Thursday, October 15, 2015

moving to mexico -- learning the language

I just took a big step in my Spanish studies.

Well, you may not think it is big.  But it is big for me.  I pulled out all of the language study materials and established a lingua franca cockpit on the courtyard table.

Like most people moving to Mexico, I had romantic dreams of becoming fluent in Spanish before I crossed the border.  At least, fluent enough that I could amaze the attractive
señorita at the local garden party with my grasp of the subtleties of Cervantes and his relationship with French existentialism.  Of course, I would have been satisfied with my ability to introduce myself and get a telephone number.

I purchased two Spanish language computer programs.  I think the first was from Costco -- with the usual promises of immersing myself in the language and speaking Spanish like a diplomat at the court of Charles V.  I started and stopped.  Learning little.

At the recommendation of the unfortunate Doug Bower, I purchased the first level of a Pimsleur-inspired program.  The promise was that I would learn Spanish in the same manner as a three-year old from Puebla.  I suppose that would be a three-year old from Puebla who continually listened and learned.

Once again, that was not me.  I learned a few words.  But I was no closer to discussing theology in Spanish with the village than I had been at the start.

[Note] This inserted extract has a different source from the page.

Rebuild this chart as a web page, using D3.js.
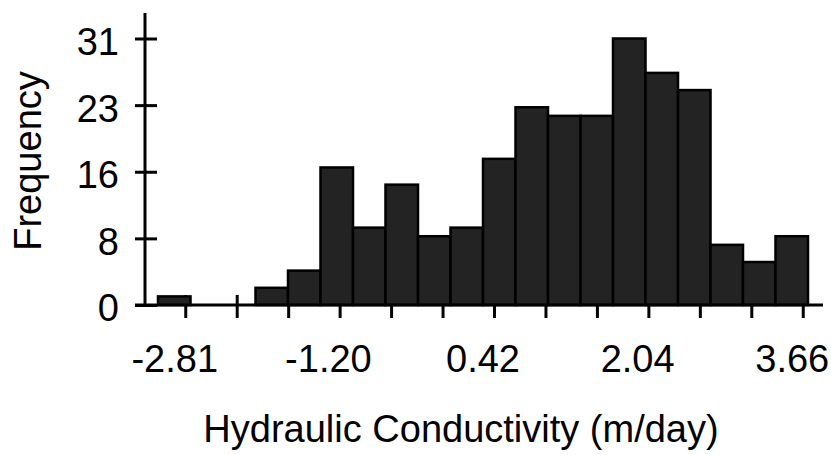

When I left Oregon in April 2009, I was still functionally illiterate in Spanish.  But I did receive a great gift the night before I left -- a comprehensive Spanish-English dictionary from Theresa Freeman (an early contributor to these pages). 

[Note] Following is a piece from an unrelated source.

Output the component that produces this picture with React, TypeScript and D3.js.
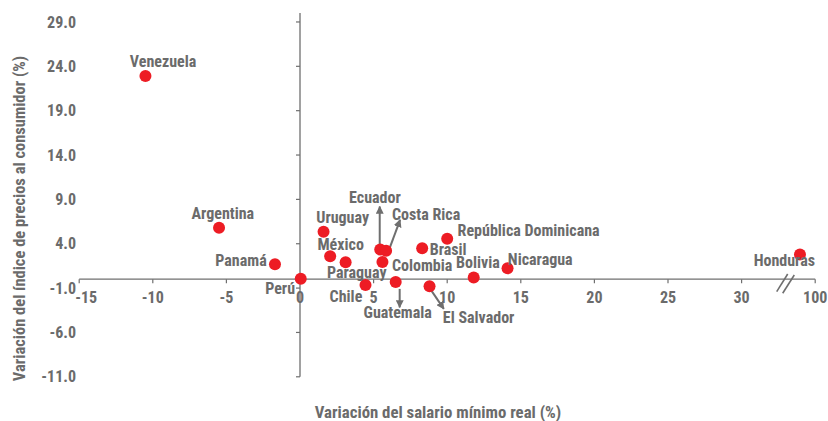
import React from "react";
import * as d3 from "d3";

const countries = ["Venezuela", "Argentina", "Panamá", "Perú", "Uruguay", "México", "Paraguay", "Chile", "Ecuador", "Costa Rica", "Colombia", "Guatemala", "Brasil", "El Salvador", "República Dominicana", "Bolivia", "Nicaragua", "Honduras"];
const salaryChange = [-10.5, -5.5, -1.7, 0.05, 1.6, 2.05, 3.1, 4.45, 5.45, 5.85, 5.6, 6.5, 8.3, 8.8, 10.0, 11.8, 14.1, 85.5];
const cpiChange = [22.9, 5.8, 1.7, 0.05, 5.35, 2.6, 1.9, -0.65, 3.35, 3.2, 1.95, -0.3, 3.5, -0.8, 4.55, 0.2, 1.25, 2.8];

const xTicks = [-15, -10, -5, 0, 5, 10, 15, 20, 25, 30, 100];
const yTicks = [-11, -6, -1, 4, 9, 14, 19, 24, 29];

// label placement (pixel offsets from the dot, anchor)
const labelStyle: Record<string, [string, number, number]> = {
  "Venezuela": ["middle", 17.6, -15],
  "Argentina": ["middle", 3.8, -14],
  "Panamá": ["end", -8.3, -3.7],
  "Perú": ["end", -5.7, 10],
  "Uruguay": ["start", -7.3, -14],
  "México": ["start", -12.7, -11.7],
  "Paraguay": ["start", -18.7, 9.7],
  "Chile": ["end", -3.2, 11.7],
  "Ecuador": ["middle", -5.3, -52],
  "Costa Rica": ["start", 5.8, -36],
  "Colombia": ["start", 9.5, 3.3],
  "Guatemala": ["middle", 2, 31],
  "Brasil": ["start", 7.5, 1.7],
  "El Salvador": ["start", 13.3, 31],
  "República Dominicana": ["start", 10.4, -8.3],
  "Bolivia": ["start", -17.6, -15],
  "Nicaragua": ["start", 0.3, -8.3],
  "Honduras": ["end", 15, 6.4],
};

// arrow annotations: [startDx, startDy, tipDx, tipDy] relative to the dot
const arrowStyle: Record<string, [number, number, number, number]> = {
  "Ecuador": [-0.5, -4, -0.5, -43],
  "Costa Rica": [2.5, 0, 14, -31],
  "Guatemala": [4, 7, 4, 25.5],
  "El Salvador": [0.3, 2, 14.3, 22.5],
};

const W = 828, H = 421;
const FONT = "'Liberation Sans Narrow', 'Roboto Condensed', 'DejaVu Sans Condensed', 'Arial Narrow', sans-serif";
const GRAY = "#6b6b6b";
const AXIS = "#6f6f6f";
const RED = "#ed1c24";

export default function App() {
  const x = d3.scaleLinear().domain([-15, 30, 100]).range([79.2, 741.6, 815.2]);
  const y = d3.scaleLinear().domain([-11, 30]).range([376.8, 13.1]);
  const x0 = x(0);
  const y0 = y(0);
  const capHalf = 5.6;

  return (
    <svg width={W} height={H} style={{ position: "absolute", left: 0, top: 0, background: "#fff" }} fontFamily={FONT} fontWeight="bold">
      <defs>
        <marker id="ah" viewBox="0 0 10 10" refX="9" refY="5" markerWidth="4" markerHeight="4" orient="auto" markerUnits="strokeWidth">
          <path d="M0,0 L10,5 L0,10 Z" fill={AXIS} />
        </marker>
      </defs>

      {/* y axis */}
      <line x1={x0} x2={x0} y1={y(30)} y2={y(-11)} stroke={AXIS} strokeWidth={1.3} />
      {yTicks.map((t) => (
        <g key={"y" + t}>
          <line x1={x0 - 4} x2={x0} y1={y(t)} y2={y(t)} stroke={AXIS} strokeWidth={1.2} />
          <text x={76} y={y(t) + capHalf} textAnchor="end" fontSize={16} fill={GRAY}>{t.toFixed(1)}</text>
        </g>
      ))}

      {/* x axis */}
      <line x1={x(-15)} x2={x(100)} y1={y0} y2={y0} stroke={AXIS} strokeWidth={1.3} />
      {xTicks.map((t) => (
        <g key={"x" + t}>
          <line x1={x(t)} x2={x(t)} y1={y0} y2={y0 + 4} stroke={AXIS} strokeWidth={1.2} />
          <text x={x(t) + (t === -15 ? 7 : 0)} y={y0 + 24} textAnchor="middle" fontSize={16} fill={GRAY}>{t}</text>
        </g>
      ))}
      {/* axis break */}
      <line x1={776.7} y1={291.7} x2={787.7} y2={274} stroke={AXIS} strokeWidth={1.6} />
      <line x1={782.7} y1={293.3} x2={794.3} y2={275} stroke={AXIS} strokeWidth={1.6} />

      {/* axis titles */}
      <text x={438} y={417.5} textAnchor="middle" fontSize={16.8} fill={GRAY}>Variación del salario mínimo real (%)</text>
      <text transform={`translate(25,218.5) rotate(-90)`} textAnchor="middle" fontSize={16.5} fill={GRAY}>Variación del índice de precios al consumidor (%)</text>

      {/* arrows */}
      {countries.map((c, i) => {
        const a = arrowStyle[c];
        if (!a) return null;
        const px = x(salaryChange[i]);
        const py = y(cpiChange[i]);
        return (
          <line key={"a" + c} x1={px + a[0]} y1={py + a[1]} x2={px + a[2]} y2={py + a[3]} stroke={AXIS} strokeWidth={2} markerEnd="url(#ah)" />
        );
      })}

      {/* points */}
      {countries.map((c, i) => (
        <circle key={"p" + c} cx={x(salaryChange[i])} cy={y(cpiChange[i])} r={6} fill={RED} />
      ))}

      {/* labels */}
      {countries.map((c, i) => {
        const [anchor, dx, dy] = labelStyle[c];
        return (
          <text key={"l" + c} x={x(salaryChange[i]) + dx} y={y(cpiChange[i]) + dy + capHalf} textAnchor={anchor as any} fontSize={16} fill={GRAY}>{c}</text>
        );
      })}
    </svg>
  );
}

Because I had not done my homework before heading south, I signed up for Spanish lessons with a local restaurateur.  But my heart was not in the project.  Professor Jiggs was dying at the time, and it was a bit hard to focus.

Even though I learned little Spanish, I did develop an effective learning tool (at the suggestion of Nancy, a fellow blogger).  I filled an index card box of words and phrases I had encountered.  The original plan was to keep the cards in the box until I learned the word or the phrase.  All of the cards are still in the box.

So, I have plenty of learning tools.  Unfortunately, they have been gathering dust for the past six years.

My Spanish has improved -- but only by osmosis.  Waiters.  Maids.  Gardeners.  Postal clerks.  They have all added to the slow accretion of my Spanish.  And I do get by on a daily basis.

But "getting by" is not my goal.  Thus, the tools are out on the table. 

Yesterday, my friend Ozzy stopped by.  He is fluent in both Spanish and English.  But he has no expertise in instruction.  What he does have is an ability to talk me through some of the language questions I have.  Like pronunciation.

Later today, I am going to set up a priority system.  I plan to use the computer materials as a daily exercise to push my language envelope -- based on the structure of Breaking Out of Beginner's Spanish (a book wisely recommended by Kim, another fellow blogger).  I will then use my index card box to expand my vocabulary.  Ozzy's visits will then be an opportunity to put some meat on my language bones.

It is not a perfect plan.  But it is a start.  I want to get some discipline into learning Spanish.  And it is certainly better than, as Anne Lamott puts it: "What good will it do to do nothing?"

Nine years after opening that first computer program in Salem, I am now off on my journey to discuss classic Spanish literature with the local literati.  Or, at least, to remember the difference between quando and quanto which seems to have slipped my memory.